Sullenberger himself has started a consulting business to help make ends meet. Skiles added, "For the last six years, I have worked seven days a week between my two jobs just to maintain a middle class standard of living."
Obviously, this is not a problem isolated to the airline industry. We've been talking about employers who have thrown their employees' pension plans to the government for some time. Pensioners get far less than they originally contracted for.
As we look at the possibility of bankruptcies for major industries in the near future, will Congress really listen to what professionals like Sullenberger and Skiles are saying? Or will we once again solve corporations' problems on the backs of the worker?

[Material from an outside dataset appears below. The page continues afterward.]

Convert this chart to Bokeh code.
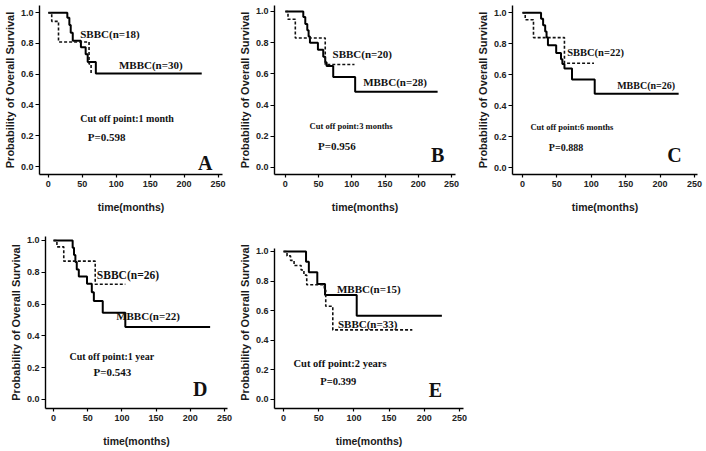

I think Sully and crew are again heroes for this testimony.
Minor Update: It was noted in the comments that MSNBC has the same story and I was asked why I failed to cite them. I didn't look at the MSNBC story, because I relied on Huffington Post, which used the same source at MSNBC, i.e., Associated Press. So if you follow the link to both HuffPo and MSNBC, you'll see it's an AP story. Mystery solved? I hope so. In the meantime, here is an Associated Press picture:
Associated Press
There are tons of Sullenberger photos to look at, most of them showing his slightly embarrassed face while receiving applause. Of course, the slide show from the AP illustrating this story on Huffington Post features one of those photos. I didn't choose that one. I like the one above, showing Captain Sullenberger and Co-pilot Jeffrey Skiles testifying to the House committee. Earnest faces, engaged and holding forth, maybe telling them what they should already know: the average American has already taken the burden of this economy on their back.
Maybe now, given the realities, Congress will connect the idea that success of the citizenry equals the success of the economy.